Super Foods on a Budget: Top 4 for Less than $5

When you look at some of the produce in your store, the price can be the deciding factor of whether you put it in your cart. The same goes for supplements capturing the essential ingredients of specific foods.

If you’re trying to live a more health conscious lifestyle, you may be feeling overwhelmed by how much it seems to cost. Is there any hope? Of course.

Let’s take a look at four of the most powerful super foods, all of which cost less than $5. (Some are less than a dollar!)


First up, let’s talk about what makes a food super.

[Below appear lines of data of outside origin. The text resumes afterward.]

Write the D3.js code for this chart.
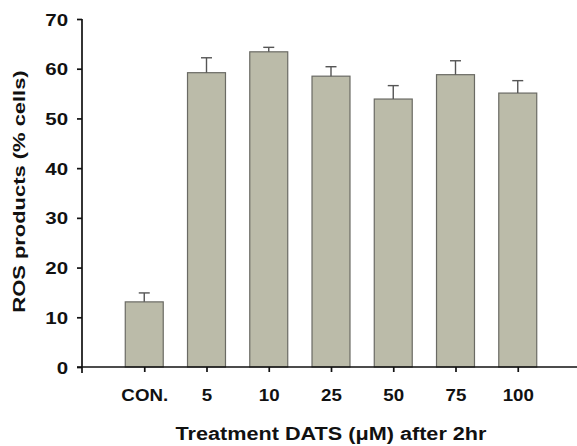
<!DOCTYPE html>
<html>
<head>
<meta charset="utf-8">
<script src="https://cdn.jsdelivr.net/npm/d3@7/dist/d3.min.js"></script>
<style>
  html, body { margin: 0; padding: 0; background: #fff; }
  svg { display: block; }
  text { font-family: "Liberation Sans", Arial, sans-serif; font-weight: bold; fill: #111; }
</style>
</head>
<body>
<svg id="chart" width="577" height="446"></svg>
<script>
// ROS production after 2 hr DATS treatment
const categories = ["CON.", "5", "10", "25", "50", "75", "100"];
const rosMean = [13.1, 59.2, 63.4, 58.5, 53.9, 58.8, 55.1];
const rosErr  = [1.8, 3.0, 0.9, 1.9, 2.7, 2.8, 2.5];
const yTicks = [0, 10, 20, 30, 40, 50, 60, 70];

const svg = d3.select("#chart");
const mLeft = 82, mRight = 580, mTop = 19, mBottom = 367;

const x = d3.scalePoint().domain(categories).range([mLeft, mRight]).padding(1);
const y = d3.scaleLinear().domain([0, 70]).range([mBottom, mTop]);
const barW = x.step() * 0.61;

// bars
svg.append("g").selectAll("rect").data(categories).join("rect")
  .attr("x", (d) => x(d) - barW / 2)
  .attr("y", (d, i) => y(rosMean[i]))
  .attr("width", barW)
  .attr("height", (d, i) => y(0) - y(rosMean[i]))
  .attr("fill", "#bbbba9")
  .attr("stroke", "#6a6a64")
  .attr("stroke-width", 1.2);

// error bars (upper only)
const eb = svg.append("g").attr("stroke", "#555").attr("stroke-width", 1.4);
categories.forEach((d, i) => {
  eb.append("line").attr("x1", x(d)).attr("x2", x(d))
    .attr("y1", y(rosMean[i])).attr("y2", y(rosMean[i] + rosErr[i]));
  eb.append("line").attr("x1", x(d) - 5.5).attr("x2", x(d) + 5.5)
    .attr("y1", y(rosMean[i] + rosErr[i])).attr("y2", y(rosMean[i] + rosErr[i]));
});

// y axis
const syTick = 1.28;
const gy = svg.append("g").attr("transform", `translate(${mLeft},0)`)
  .call(d3.axisLeft(y).tickValues(yTicks).tickSize(5).tickSizeOuter(0).tickPadding(9));
gy.select(".domain").attr("stroke", "#111").attr("stroke-width", 1.7)
  .attr("d", `M0,${mTop}V${mBottom + 6}`);
gy.selectAll(".tick line").attr("stroke", "#111").attr("stroke-width", 1.7);
gy.selectAll(".tick text").attr("font-size", 16).attr("fill", "#111")
  .attr("dy", "0.38em")
  .attr("x", -14 / syTick).attr("transform", `scale(${syTick},1)`);

// x axis
const sxTick = 1.17;
const gx = svg.append("g").attr("transform", `translate(0,${mBottom})`)
  .call(d3.axisBottom(x).tickSize(5).tickSizeOuter(0).tickPadding(18));
gx.select(".domain").attr("stroke", "#111").attr("stroke-width", 1.7)
  .attr("d", `M${mLeft - 5},0H${mRight}`);
gx.selectAll(".tick line").attr("stroke", "#111").attr("stroke-width", 1.7);
gx.selectAll(".tick text").attr("font-size", 16).attr("fill", "#111")
  .attr("transform", `scale(${sxTick},1)`);

// axis titles
svg.append("text")
  .attr("transform", "translate(331,440) scale(1.17,1)")
  .attr("text-anchor", "middle").attr("font-size", 18.5)
  .text("Treatment DATS (\u03BCM) after 2hr");

svg.append("text")
  .attr("transform", "translate(25,191.5) rotate(-90) scale(1.29,1)")
  .attr("text-anchor", "middle").attr("font-size", 17)
  .text("ROS products (% cells)");
</script>
</body>
</html>
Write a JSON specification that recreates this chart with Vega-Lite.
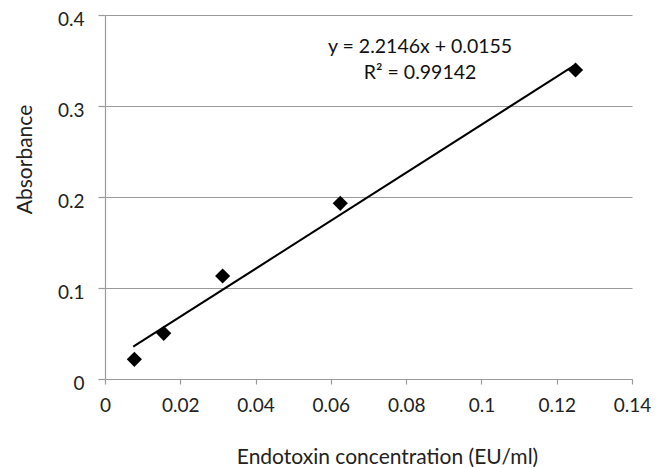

When you hear people referring to a super food, they are talking about a natural food that has more nutrients than your average piece of produce.

What’s more, and most importantly, super foods usually will be said to help alleviate some type of ailment. Not cure, just alleviate.


Some super foods can definitely break your bank but others are powerful and extremely cost effective. Let’s run down four super foods that can improve your health while leaving your wallet padded.

  1. Garlic

A signature ingredient in so many of your favorite dishes, garlic is a potent herb. If you want to reap all the benefits of garlic, you need to take it raw. You don’t need to chew it up though! It’s perfectly okay to chop it up and swallow the pieces.

Benefits include:

  • Reduces the risk for a number of cardiovascular diseases
  • Acts as an anti-tumor treatment
  • Contains anti-microbial effects (1)

Average price:

  • $0.50 to $0.80 for a bulb of garlic
  1. Honey

Definitely the most delicious super food on the list, honey is one of the oldest and most powerful foods on the planet. Used for thousands of years as an alternative treatment, honey contains glucose along with vitamins, minerals, and enzymes. 

Benefits include:

  • Treats inflammation and infection (can be used as a bandage)
  • Used as an anti-bacterial
  • Boosts the immune system (2)

Average price:

  • $4.00 to $5.00 for half a pound of honey

  1. Ginger

It’s put in beverages, candy, and natural health aids. Ginger is more than a flavorful ingredient; it’s also a super food worth stocking up on. The subject of study for years, ginger has been shown to provide a number of benefits.

Benefits include:

  • Famously used as an anti-nausea treatment
  • Promotes digestion
  • Used as an anti-inflammatory (3)

Average price:

  • $0.50 to $5.00 (Depending of the size of the piece of ginger you buy - $5.00 is a HUGE piece of ginger that will last awhile)
  1. Turmeric

Another popular spice, especially in Indian cuisine, turmeric is a beautifully colored super food that contains the potent compound called curcumin. Although it is most sought after as a supplement right now, it may be more cost effective to purchase it outright as a spice.

Benefits include:

  • Used as a natural treatment for cancer prevention and therapy
  • Alleviates symptoms of a number of other diseases including Irritable Bowel Syndrome and Inflammatory Bowel Disease
  • Reduces the symptoms of DOMS (delayed onset muscle soreness) post-workout (4)

Average price:

  • $1.00 to $5.00 (Like ginger, it depends on how big of a piece you buy – Again, a $5.00 piece is quite large)


Do you use any of these super foods on a daily basis?

How has your health improved by using them?
Do you have other super foods you’d recommend?

Tell us about them in the comments section!


Leyla Bayan, Peir Hossain Koulivand, and Ali Gorji. Garlic: a review of potential therapeutic effects. Avicenna J Phytomed. 2014 Jan-Feb; 4(1): 1–14.

Manisha Deb Mandal and Shyamapada Mandal. Honey: its medicinal property and antibacterial activity. Asian Pac J Trop Biomed. 2011 Apr; 1(2): 154–160.

Bode AM, Dong Z. The Amazing and Mighty Ginger. In: Benzie IFF, Wachtel-Galor S, editors. Herbal Medicine: Biomolecular and Clinical Aspects. 2nd edition. Boca Raton (FL): CRC Press/Taylor & Francis; 2011. Chapter 7.

Subash C. Gupta, Sridevi Patchva, and Bharat B. Aggarwal. Therapeutic Roles of Curcumin: Lessons Learned from Clinical Trials. AAPS J. 2013 Jan; 15(1): 195–218.